Of course, Sabine and Dan are destined to be together. And, intriguingly enough, they are helped to get there by working together to solve what seems to be a haunting of a house built on land belonging to his family for hundreds of years.
Let me say, we all have hot buttons and one of my biggest is plots that hinge on parental units (or, in this case, grandparental units) who use guilt to manipulate the younger generation. Frankly, even though I think we were supposed to like Gran, I didn’t. For me, the dreams of one generation shouldn’t amount to a lifetime of servitude for another. Equally, Gran may not have been fully informed about all the options available for Nagy before so severely limiting Dan’s choices.
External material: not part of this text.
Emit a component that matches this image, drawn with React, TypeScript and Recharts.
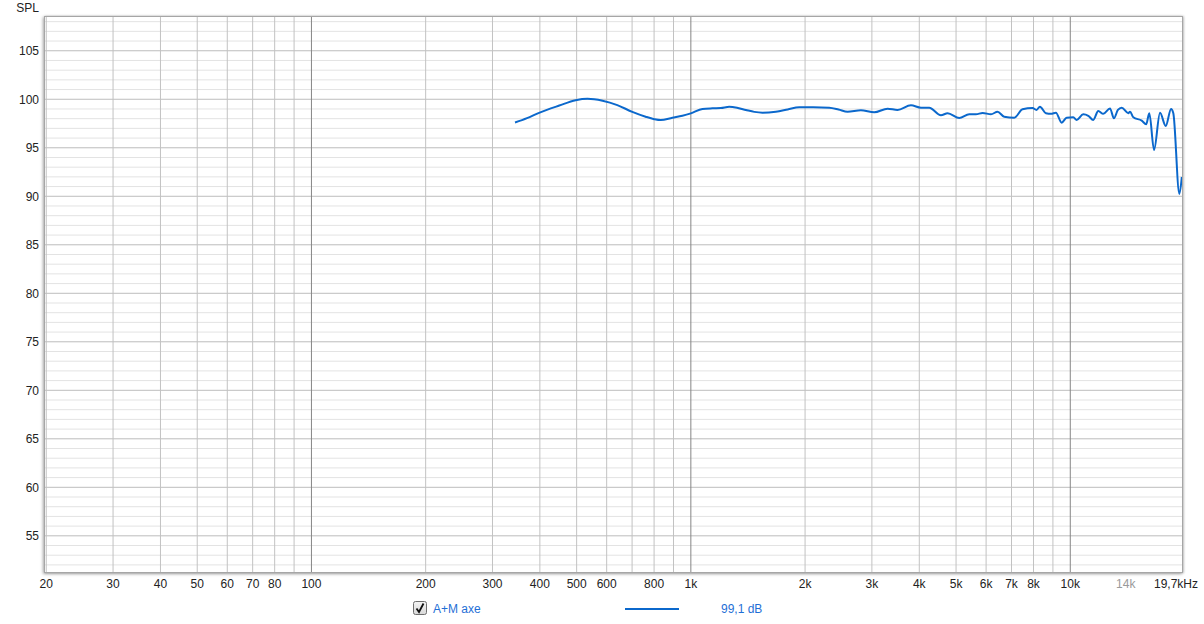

And that fire stuff? Don’t even get me started!
But, with that aside, on the whole I enjoyed this book. Susan Wilson has a deft hand with characterization and the book is populated with intriguing people who came to life quite nicely. One of the most interesting is Sabine’s mother, a woman’s whose love for her daughter is unquestioned and who has demons of her own with which to contend. And Sabine’s eventual understanding that home doesn’t have to be a place and, at the same time, Dan’s acceptance of his place in the town reflected in a very real way the kind of conflicts and decisions we all face when we fall in love.
Of course, there’s the matter of that very slow start. During the first few chapters the author fairly abruptly moves backward and forward in time – a device I found quite confusing – and takes too long to start setting up the chief elements of the story. But, once the main plot elements are in place, everything comes together well, making The Fortune Teller’s Daughter a kind of quietly satisfying book offering real rewards for readers willing to hang in there.